The Vietnam War poems from two earlier collections, Toys in a Field and Dien Cai Dau, are probably those for which he is still best known. We’ve included a small number of them here. Poems like “Facing It” are some of the frankest writing about combat and its aftermath that we have. Aside from their well-documented merits, they can be viewed, I think, as the culmination of the kind of short free-verse narrative/monologue form that Komunyakaa worked in right up until Neon Vernacular: New and Selected Poems. Other early poems draw heavily from experiences in his native Bogalusa, as well as from jazz lore, folklore, and the civil rights movement. While these all remain wellsprings for later poems, the “new” poems in Neon Vernacular appeared as harbingers of a discursive explosion, a fanning out into long poems and book-length sequences such as Talking Dirty to the Gods, Taboo and “Autobiography of My Alter Ego,” which highlight the second phase of his career. Talking Dirty is a marvelous example of this: 131 sixteen-line poems whose closest kin is perhaps the odes of Pablo Neruda. This collection was the toughest for Ross Leckie and I to select from, in large part because Komunyakaa ranges across history, the humanities, and the etymologists’ table with such a sustained, intricate and ecstatic melody, that to “choose the best” seemed to go against the very blade of the book’s great leveling.

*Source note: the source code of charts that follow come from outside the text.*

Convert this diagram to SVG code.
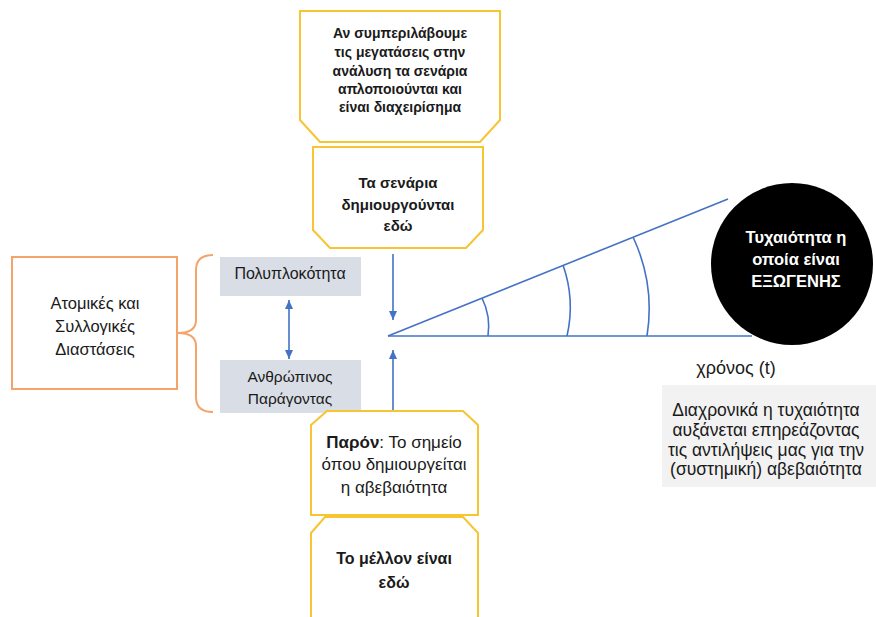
<svg xmlns="http://www.w3.org/2000/svg" width="876" height="617" viewBox="0 0 876 617">
<style>
text { font-family: "Liberation Sans", Arial, sans-serif; fill: #1a1a1a; text-anchor: middle; }
.b { font-weight: bold; }
.yel { fill: #ffffff; stroke: #F7C531; stroke-width: 2; }
.org { fill: #ffffff; stroke: #F4A46A; stroke-width: 2; }
.gray { fill: #D9DEE6; }
.blue { stroke: #4472C4; stroke-width: 1.6; fill: none; }
.w { fill: #ffffff; }
</style>
<defs>
<marker id="ah" markerWidth="10" markerHeight="10" refX="9" refY="5" orient="auto-start-reverse" markerUnits="userSpaceOnUse">
<path d="M0,1 L9,5 L0,9 z" fill="#4472C4"/>
</marker>
</defs>
<rect width="876" height="617" fill="#ffffff"/>

<g id="box-inclusion">
<polygon class="yel" points="300,11 500,11 500,120 480,142 320,142 300,120"/>
<text class="b" font-size="14" x="400" y="38">Αν συμπεριλάβουμε</text>
<text class="b" font-size="14" x="400" y="57">τις μεγατάσεις στην</text>
<text class="b" font-size="14" x="400" y="76">ανάλυση τα σενάρια</text>
<text class="b" font-size="14" x="400" y="94">απλοποιούνται και</text>
<text class="b" font-size="14" x="400" y="112">είναι διαχειρίσημα</text>
</g>

<g id="box-scenarios">
<polygon class="yel" points="313,147 483,147 483,230 466,248 330,248 313,230"/>
<text class="b" font-size="15" x="398" y="188">Τα σενάρια</text>
<text class="b" font-size="15" x="398" y="210">δημιουργούνται</text>
<text class="b" font-size="15" x="398" y="231">εδώ</text>
</g>

<g id="box-dimensions">
<rect class="org" x="12" y="257" width="165" height="132"/>
<text font-size="16.5" x="95" y="309">Ατομικές και</text>
<text font-size="16.5" x="95" y="332">Συλλογικές</text>
<text font-size="16.5" x="95" y="355">Διαστάσεις</text>
</g>

<g id="brace">
<path d="M213,255 Q196,255 196,270 L196,320 Q196,333 178,333 Q196,333 196,346 L196,397 Q196,412 213,412" fill="none" stroke="#F4A46A" stroke-width="2"/>
</g>

<g id="box-complexity">
<rect class="gray" x="220" y="257" width="141" height="39"/>
<text font-size="16" x="290" y="279">Πολυπλοκότητα</text>
</g>

<g id="box-human">
<rect class="gray" x="220" y="360" width="141" height="53"/>
<text font-size="15.5" x="290" y="382">Ανθρώπινος</text>
<text font-size="15.5" x="290" y="404">Παράγοντας</text>
</g>

<g id="box-present">
<polygon class="yel" points="327,411 463,411 478,425 478,515 311,515 311,425"/>
<text font-size="17" x="394" y="448"><tspan class="b">Παρόν</tspan>: Το σημείο</text>
<text font-size="17" x="394" y="470">όπου δημιουργείται</text>
<text font-size="17" x="394" y="493">η αβεβαιότητα</text>
</g>

<g id="box-future">
<polygon class="yel" points="325,517 463,517 478,533 478,625 311,625 311,533"/>
<text class="b" font-size="16" x="394" y="564">Το μέλλον είναι</text>
<text class="b" font-size="16" x="394" y="588">εδώ</text>
</g>

<g id="circle-randomness">
<circle cx="792" cy="264" r="81" fill="#000000"/>
<text class="b w" font-size="16.5" x="796" y="243">Τυχαιότητα η</text>
<text class="b w" font-size="16.5" x="796" y="265">οποία είναι</text>
<text class="b w" font-size="16.5" x="796" y="287">ΕΞΩΓΕΝΗΣ</text>
</g>

<g id="label-time">
<text font-size="18" x="736" y="374">χρόνος (t)</text>
</g>

<g id="box-note">
<rect x="662" y="385" width="214" height="102" fill="#F2F2F2"/>
<text font-size="17.5" x="766" y="416">Διαχρονικά η τυχαιότητα</text>
<text font-size="17.5" x="766" y="436">αυξάνεται επηρεάζοντας</text>
<text font-size="17.5" x="766" y="456">τις αντιλήψεις μας για την</text>
<text font-size="17.5" x="766" y="475">(συστημική) αβεβαιότητα</text>
</g>

<g id="connectors">
<line class="blue" x1="393" y1="254" x2="393" y2="320" marker-end="url(#ah)"/>
<line class="blue" x1="393" y1="410" x2="393" y2="350" marker-end="url(#ah)"/>
<line class="blue" x1="289" y1="300" x2="289" y2="359" marker-start="url(#ah)" marker-end="url(#ah)"/>
<line class="blue" x1="388" y1="336" x2="728" y2="199"/>
<line class="blue" x1="388" y1="336" x2="752" y2="336"/>
<path class="blue" d="M482,298 A65,65 0 0 1 488,336"/>
<path class="blue" d="M563,265 A128,128 0 0 1 567,336"/>
<path class="blue" d="M633,237 A170,170 0 0 1 647,336"/>
</g>
</svg>
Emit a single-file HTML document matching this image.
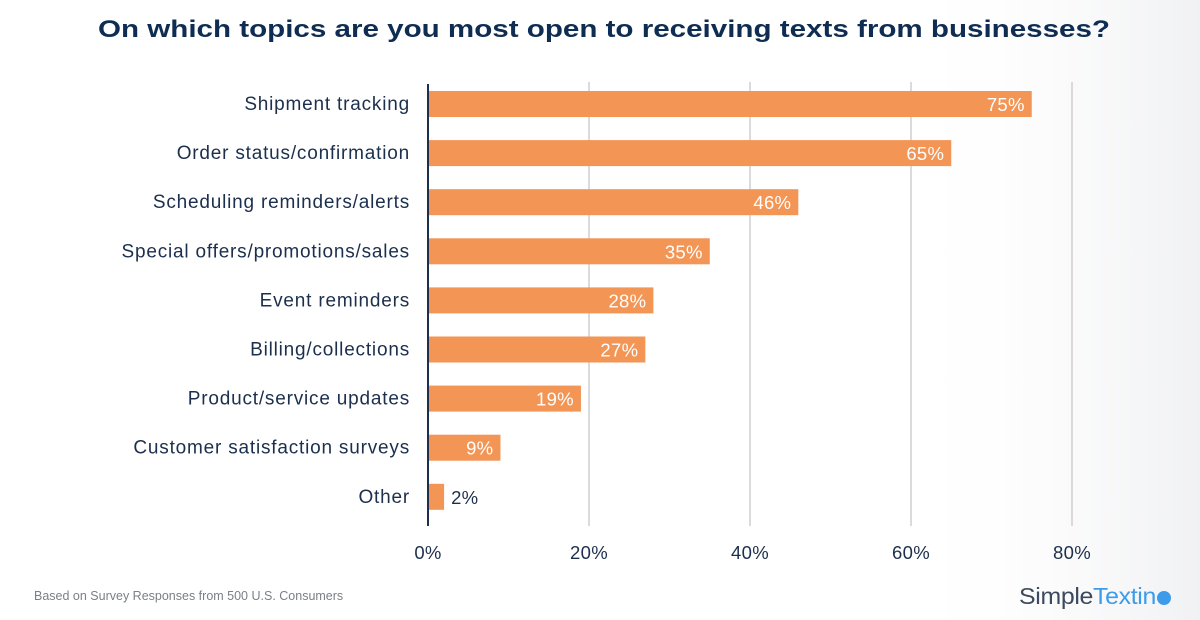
<!DOCTYPE html>
<html><head><meta charset="utf-8"><style>
html,body{margin:0;padding:0;width:1200px;height:620px;overflow:hidden;background:#fff;}
svg text{font-family:"Liberation Sans",sans-serif;}
</style></head><body>
<svg width="1200" height="620" viewBox="0 0 1200 620">
<defs><linearGradient id="rg" x1="0" x2="1"><stop offset="0" stop-color="#fff" stop-opacity="0"/><stop offset="1" stop-color="#eaebee"/></linearGradient></defs>
<rect x="900" y="0" width="300" height="620" fill="url(#rg)" opacity="0.7"/>
<text x="604" y="37" text-anchor="middle" font-size="24" font-weight="bold" fill="#0f2d52" textLength="1012" lengthAdjust="spacingAndGlyphs">On which topics are you most open to receiving texts from businesses?</text>
<g id="grid"></g><g id="bars"></g><g id="xt"></g>
<text x="34" y="600" font-size="12.5" fill="#7a7f88">Based on Survey Responses from 500 U.S. Consumers</text>
<g>
<text x="1019" y="604" font-size="23" fill="#3b4a5c" letter-spacing="-0.3" textLength="137" lengthAdjust="spacingAndGlyphs">Simple<tspan fill="#3d9be9">Textin</tspan></text>
<circle cx="1164" cy="598" r="7" fill="#3d9be9"/>
</g>
</svg>
<script>
const categories=["Shipment tracking","Order status/confirmation","Scheduling reminders/alerts","Special offers/promotions/sales","Event reminders","Billing/collections","Product/service updates","Customer satisfaction surveys","Other"];
const values=[75,65,46,35,28,27,19,9,2];
const ticks=[0,20,40,60,80];
const NS="http://www.w3.org/2000/svg";
const x0=428,pxPer=(1072-428)/80;
const xs=v=>x0+v*pxPer;
const ys=i=>104+i*49.1;
function mk(t,a,p){const e=document.createElementNS(NS,t);for(const k in a)e.setAttribute(k,a[k]);p.appendChild(e);return e;}
const grid=document.getElementById('grid'),bars=document.getElementById('bars'),xt=document.getElementById('xt');
ticks.forEach(t=>{
 if(t>0){const l=mk('line',{x1:xs(t),x2:xs(t),y1:82,y2:526,stroke:'#cfcfd2','stroke-width':1.5},grid);
 
 }
 const tx=mk('text',{x:xs(t),y:559,'text-anchor':'middle','font-size':18.5,fill:'#1c2f4d','letter-spacing':0.3},xt);tx.textContent=t+'%';
 
 
});
categories.forEach((c,i)=>{
 const y=ys(i),v=values[i];
 const r=mk('rect',{x:x0,y:y-13,width:xs(v)-x0,height:26,fill:'#f29555'},bars);
 
 
 const lb=mk('text',{x:410,y:y+6,'text-anchor':'end','font-size':19,fill:'#1c2f4d','letter-spacing':0.8},bars);lb.textContent=c;
 
 
 const inside=v>5;
 const vl=mk('text',{x:inside?xs(v)-7:xs(v)+7,y:y+7,'text-anchor':inside?'end':'start','font-size':18.5,fill:inside?'#fff':'#1c2f4d','letter-spacing':0.3},bars);vl.textContent=v+'%';
 
 
});
const ax=mk('line',{x1:x0,x2:x0,y1:84,y2:526,stroke:'#1c2f4d','stroke-width':2},bars);


</script>
</body></html>
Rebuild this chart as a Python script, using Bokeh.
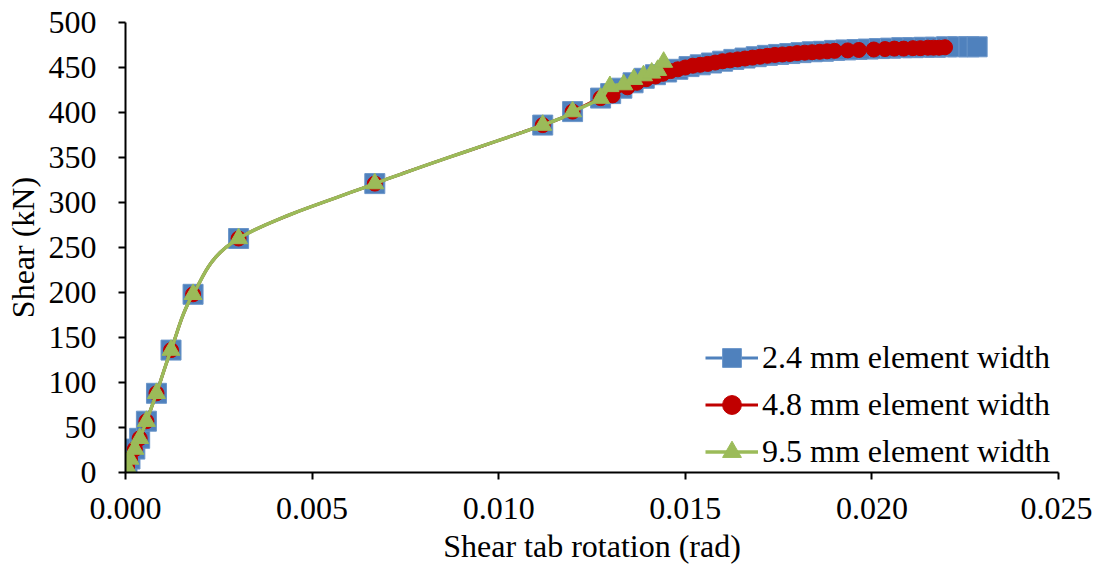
import numpy as np
from bokeh.plotting import figure
from bokeh.models import Range1d, FixedTicker, PrintfTickFormatter, Legend, LegendItem
from bokeh.embed import file_html
from bokeh.resources import INLINE

# ---------------- data ----------------
x_ticks = [0.000, 0.005, 0.010, 0.015, 0.020, 0.025]
y_ticks = [0, 50, 100, 150, 200, 250, 300, 350, 400, 450, 500]

labels = ["2.4 mm element width", "4.8 mm element width", "9.5 mm element width"]

rot_24 = [0.0, 0.00004, 0.00012, 0.00025, 0.00038, 0.00056, 0.00083, 0.00122, 0.00181,
          0.00303, 0.00668, 0.01118, 0.01198, 0.01273,
          0.01300, 0.01330, 0.01360, 0.01390, 0.01420, 0.01450, 0.01480, 0.01510,
          0.01540, 0.01570, 0.01600, 0.01630, 0.01660, 0.01690, 0.01720, 0.01750,
          0.01780, 0.01810, 0.01840, 0.01870, 0.01900, 0.01930, 0.01960, 0.01990,
          0.02020, 0.02050, 0.02080, 0.02110, 0.02140, 0.02170, 0.02200, 0.02230,
          0.02260, 0.02282]
shear_24 = [0, 6, 15, 26, 38, 57, 88, 136, 198,
            260, 321, 386, 401, 416,
            421, 427, 433, 438, 442, 445, 448, 451,
            453, 455, 457, 459, 460.5, 462, 463.5, 464.5,
            465.5, 466.5, 467.5, 468, 469, 469.5, 470, 470.5,
            471, 471.5, 472, 472, 472.5, 472.5, 473, 473,
            473, 473]

rot_48 = [0.0, 0.00004, 0.00012, 0.00025, 0.00038, 0.00056, 0.00083, 0.00122, 0.00181,
          0.00303, 0.00668, 0.01118, 0.01198, 0.01273,
          0.01305, 0.01345, 0.01370, 0.01395, 0.01420, 0.01440, 0.01460, 0.01480,
          0.01500, 0.01520, 0.01540, 0.01560, 0.01580, 0.01600, 0.01620, 0.01640,
          0.01660, 0.01680, 0.01700, 0.01720, 0.01740, 0.01760, 0.01780, 0.01800,
          0.01820, 0.01840, 0.01860, 0.01880, 0.01900, 0.01935, 0.01965, 0.02005,
          0.02035, 0.02060, 0.02085, 0.02110, 0.02130, 0.02150, 0.02165, 0.02180,
          0.02196]
shear_48 = [0, 6, 15, 26, 38, 57, 88, 136, 198,
            260, 321, 386, 401, 416,
            419, 428, 433, 437, 440, 443, 446, 448,
            450, 452, 453, 454, 455.5, 457, 458, 459,
            460, 461, 462, 463, 464, 464.5, 465, 466,
            466.5, 467, 467.5, 468, 468.5, 469, 469.5, 470,
            470.5, 471, 471, 471.5, 471.5, 472, 472, 472,
            472.5]

rot_95 = [0.0, 0.00004, 0.00012, 0.00025, 0.00038, 0.00056, 0.00083, 0.00122, 0.00181,
          0.00303, 0.00668, 0.01118, 0.01198, 0.01273,
          0.01298, 0.01335, 0.01362, 0.01388, 0.01410, 0.01426, 0.01442]
shear_95 = [0, 6, 15, 26, 38, 57, 88, 136, 198,
            260, 321, 386, 401, 416,
            429, 431, 437, 441, 444, 447, 456]

BLUE, RED, GREEN = "#4F81BD", "#C00000", "#9BBB59"
FONT = "Liberation Serif"
FS = "32px"


def smooth(xs, ys, steps=12):
    """Excel-style smoothed line (Bezier with 1/6 tangents) through the data points."""
    P = np.column_stack([xs, ys]).astype(float)
    n = len(P)
    out = []
    t = np.linspace(0, 1, steps, endpoint=False)[:, None]
    for i in range(n - 1):
        p0 = P[i - 1] if i > 0 else P[i]
        p1, p2 = P[i], P[i + 1]
        p3 = P[i + 2] if i + 2 < n else P[i + 1]
        c1 = p1 + (p2 - p0) / 6.0
        c2 = p2 - (p3 - p1) / 6.0
        seg = ((1 - t) ** 3) * p1 + 3 * ((1 - t) ** 2) * t * c1 + 3 * (1 - t) * t ** 2 * c2 + t ** 3 * p2
        out.append(seg)
    out.append(P[-1:])
    A = np.vstack(out)
    return A[:, 0], A[:, 1]


p = figure(width=1092, height=566, output_backend="svg", toolbar_location=None,
           x_range=Range1d(0, 0.025), y_range=Range1d(0, 500),
           min_border_left=125, min_border_right=34, min_border_top=22, min_border_bottom=94)
p.outline_line_color = None
p.xgrid.visible = False
p.ygrid.visible = False
p.background_fill_color = "white"
p.border_fill_color = "white"

for ax in (p.xaxis[0], p.yaxis[0]):
    ax.axis_line_width = 2
    ax.axis_line_color = "black"
    ax.major_tick_line_width = 2
    ax.major_tick_line_color = "black"
    ax.major_tick_in = 0
    ax.major_tick_out = 7
    ax.minor_tick_line_color = None
    ax.major_label_text_font = FONT
    ax.major_label_text_font_size = FS
    ax.major_label_text_color = "black"
    ax.axis_label_text_font = FONT
    ax.axis_label_text_font_size = FS
    ax.axis_label_text_font_style = "normal"
    ax.axis_label_text_color = "black"

p.xaxis.ticker = FixedTicker(ticks=x_ticks)
p.yaxis.ticker = FixedTicker(ticks=y_ticks)
p.xaxis.formatter = PrintfTickFormatter(format="%.3f")
p.yaxis.formatter = PrintfTickFormatter(format="%d")
p.xaxis.axis_label = "Shear tab rotation (rad)"
p.yaxis.axis_label = "Shear (kN)"
p.xaxis.major_label_standoff = 18
p.xaxis.axis_label_standoff = 6
p.yaxis.major_label_standoff = 22
p.yaxis.axis_label_standoff = 5

items = []
# 2.4 mm
sx, sy = smooth(rot_24, shear_24)
l1 = p.line(sx, sy, line_color=BLUE, line_width=3)
m1 = p.scatter(rot_24, shear_24, marker="square", size=20, fill_color=BLUE,
               line_color="#6A95C9", line_width=1)
items.append(LegendItem(label=labels[0], renderers=[l1, m1]))
# 4.8 mm
sx, sy = smooth(rot_48, shear_48)
l2 = p.line(sx, sy, line_color=RED, line_width=3)
m2 = p.scatter(rot_48, shear_48, marker="circle", size=15, fill_color=RED, line_color=RED)
items.append(LegendItem(label=labels[1], renderers=[l2, m2]))
# 9.5 mm
sx, sy = smooth(rot_95, shear_95)
l3 = p.line(sx, sy, line_color=GREEN, line_width=3.5)
m3 = p.scatter(rot_95, shear_95, marker="triangle", size=18, fill_color=GREEN, line_color=GREEN)
items.append(LegendItem(label=labels[2], renderers=[l3, m3]))

legend = Legend(items=items, location=(580, -3))
legend.background_fill_alpha = 0
legend.border_line_color = None
legend.padding = 0
legend.margin = 0
legend.spacing = 0
legend.glyph_width = 53
legend.glyph_height = 47
legend.label_height = 47
legend.label_standoff = 4
legend.label_text_font = FONT
legend.label_text_font_size = FS
legend.label_text_color = "black"
p.add_layout(legend)

open("out.html", "w").write(file_html(p, INLINE))
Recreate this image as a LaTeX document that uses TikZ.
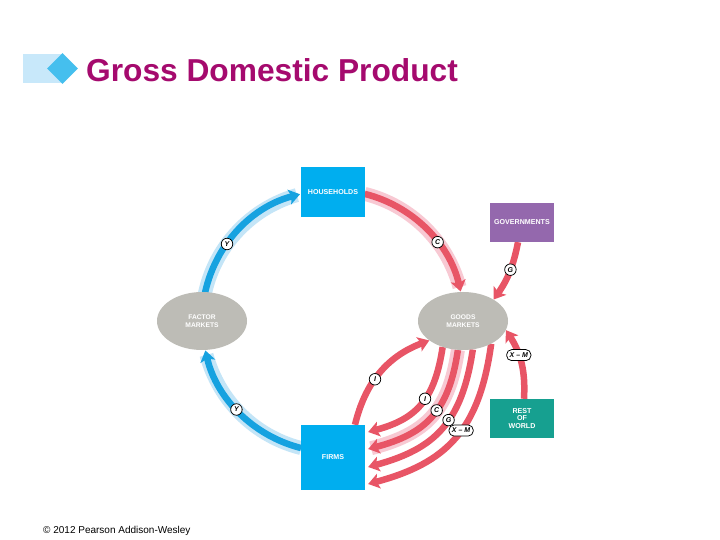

From Thieves of Paradise onward, the speaker of the earlier poems gradually grows less visible, wearing a range of masks and travelling from culture to culture, from antiquity to modern times. In The Chameleon Couch, which was also nominated for the 2011 Griffin Prize, Komunyakaa appears to return, formally, to the kind of poem that first made him famous. But he does so in much the same way as the older, well-travelled musician abandons the full band that fleshed out his sound and returns for an encore with only his own guitar, giving hard-won new inflections to the sparest songs. Komunyakaa continues to write about the most harrowing kinds of experience, both personal and public, but with a lightness of touch that has measured each note against the wheel, and will rise and fall not according to his previous “need so deep you got to vomit up ghosts” but as “a sober voice . . . to calm the waters & drive away / the false witnesses.”

We are thrilled to be able to include a number of new poems that Komunyakaa has generously offered us here, as well as a selection of pieces spanning his career. I hope that readers who are already familiar with his work will see this as an occasion to re-read some poems and consider again our own conceptions of “the essential conflicts of democracy” in these precarious times, as well as just what “intense and creative focus” might mean for us, in our work and in our lives. These are poems that reward such considerations as they enact them.”

Yusef Komunyakaa’s recent work, Testimony , is another evocative pieces; a tribute to Charlie Parker exploring “the many sides of this legendary musician; the 14 sonnets that compose the long poem Testimony provide a complex, humanistic view of the saxophonist’s life.”